While cloud computing offers individuals and businesses the benefits of access to data from anywhere and the ability to work remotely, this must be balanced against adequate protection of private information and protection against the loss of, or unauthorised access to, data stored in a cloud service.

Associate Professor Giuseppe Ateniese, from the Universita di Roma, Italy will outline a plan to automatically compensate cloud storage users with the digital currency Bitcoin.

 “In this framework, users are compensated for data loss even when the cloud provider does not cooperate and without involving any trusted authorities,” Professor Ateniese said. “As a first attempt, we show that it is possible to automatically compensate users with Bitcoins if the cloud provider misbehaves. The compensation will be inescapable and proportional to the level of data loss or manipulation incurred.”

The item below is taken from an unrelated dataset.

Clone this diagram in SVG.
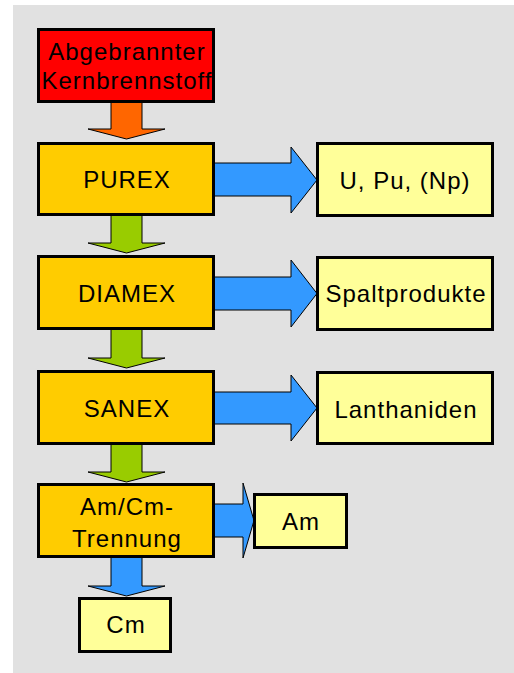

Conference co-chair Professor Willy Susilo, Co-director of Centre for Computer and Information Security Research at UOW’s School of Computer Science and Software Engineering, said data security was a vital topic, with important and potentially valuable information to protect.

“If you try to count all the online accounts we each have and the number of online transactions we make, it becomes apparent that we are spreading our personal data all over the internet,” Professor Susilo said. “Recent and ongoing attempts by hackers to steal personal data are showing an increasing level of sophistication. Yet many companies and certainly individuals do not have the knowledge or the skills to protect their customers’ or their own information.

“That is why research is critical. We need to stay ahead of the threat and also keep in step with emerging technology that rely on security protocols to stop hackers getting your banking details or other information that should be kept secret. When you bring together the leading researchers in the field it helps to speed up technological innovations and knowledge that is critical to protecting sensitive information.”